Monday, April 28, 2014

Review: Bears

76. Bears
"Bears" was the first documentary I've seen in theatres this year, and I can't say that I was very impressed. The scenery was beautiful and was captured well by the cinematography, but it was in the assemblage of that footage into a final cut that the film fell apart.

For a "documentary", the film often hewed annoyingly close to traditional plot structure, especially at the end. Most movies have the moment at the climax where all appears lost, but then the heroes manage to overcome adversity at the last instant and emerge victorious. That's all well and good, but I don't need that shoehorned into a documentary. This film gets to the point where the bear family is ready to just lay down and die because they haven't found enough food to last them for the winter. But then, at the last minute, they find a stream so full of salmon that all the bears in the area get along peacefully, so they are free to eat their fill without fear of being attacked. I am very skeptical that this was the actual series of events that took place, and I find it insulting that the film was edited this way. Either make a nature documentary or make a film telling a traditional narrative--don't try to do both.

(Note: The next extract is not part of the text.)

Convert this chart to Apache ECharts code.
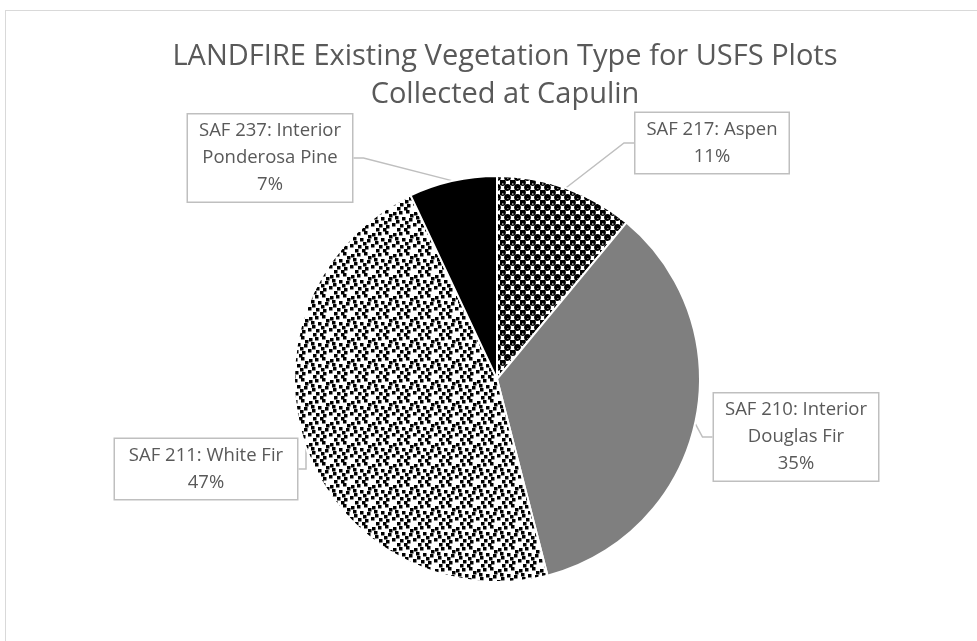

I was also not at all a fan of John C. Reilly's narration. It called way too much attention to itself. Instead of just being an objective narrator, he often spoke in character as the animals, usually in ways that trivialized what was really happening on screen by making them seem more "human". That may be entertaining for kids (who, admittedly, are the target audience for the film), but I found it distracting and unnecessary. Why not let the images just speak for themselves, with only minimal narration being used to explain what was happening. The kids would still enjoy themselves, and they'd leave the theatre with a better understanding of what the situations they'd seen were really like.

I remember seeing nature documentaries on television when I was a kid that were far better than this. It's unfortunate that the best way to get one into theaters is to dumb it down.